Douglas County has a strong record of environmental stewardship, including more than 31 water-quality projects at Lake Tahoe. Eighteen percent of Lake Tahoe’s shoreline resides in Douglas County, but only 3 percent of the runoff material that degrades the clarity of the Lake originates here — the least amount of any jurisdiction in the Tahoe Basin. Douglas County has some of the highest Best Management Practice compliance in Tahoe.
Beyond Lake Tahoe, more than 15,000 acres have been protected in Carson Valley and 15,000 acres more could be protected from our federal lands bill. There is no agency requiring us to protect the environment, but rather our community chooses environmental stewardship as the right thing to do for future generations.
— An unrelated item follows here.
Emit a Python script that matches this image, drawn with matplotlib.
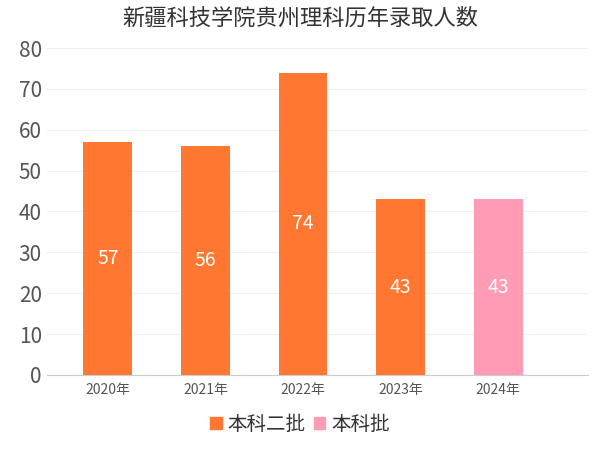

Most future projects at Lake Tahoe will be redevelopment, not new development. There is very little private land to build on at Lake Tahoe, as only 16 percent is private, eight residential units are allowed this year and 36,250 square feet is available for commercial projects in Douglas County. Lodging industry experts remind us that we have thousands of tourist units with an average rate of less than $100 and 28 percent occupancy. Many of these units should be relocated or retired, thereby reducing the quantity and improving the quality.
Too much of the built environment has outlived its useful life, harming the natural environment. Private investment in redevelopment will allow property owners to increase energy efficiency and reduce stormwater runoff.
The Edgewood Lodge project is an example of private investment that will improve the environment by preventing 500,000 pounds of runoff per year from entering Lake Tahoe and restore numerous acres of wetlands, while increasing economic vitality.
Thousands of people are unified in pursuing environmental redevelopment at Lake Tahoe. We recognize that thoughtful public debate supported by facts is at the cornerstone of our democracy. So, when you hear someone claim that the new plans for Tahoe will result in harm to the environment, ask them for facts to support their claim and solutions to improve the environment, economy and community. Those of us who live, work and play in Douglas County are committed to keeping Lake Tahoe blue by turning our community green.
Steve Mokrohisky is the county manager for Douglas County.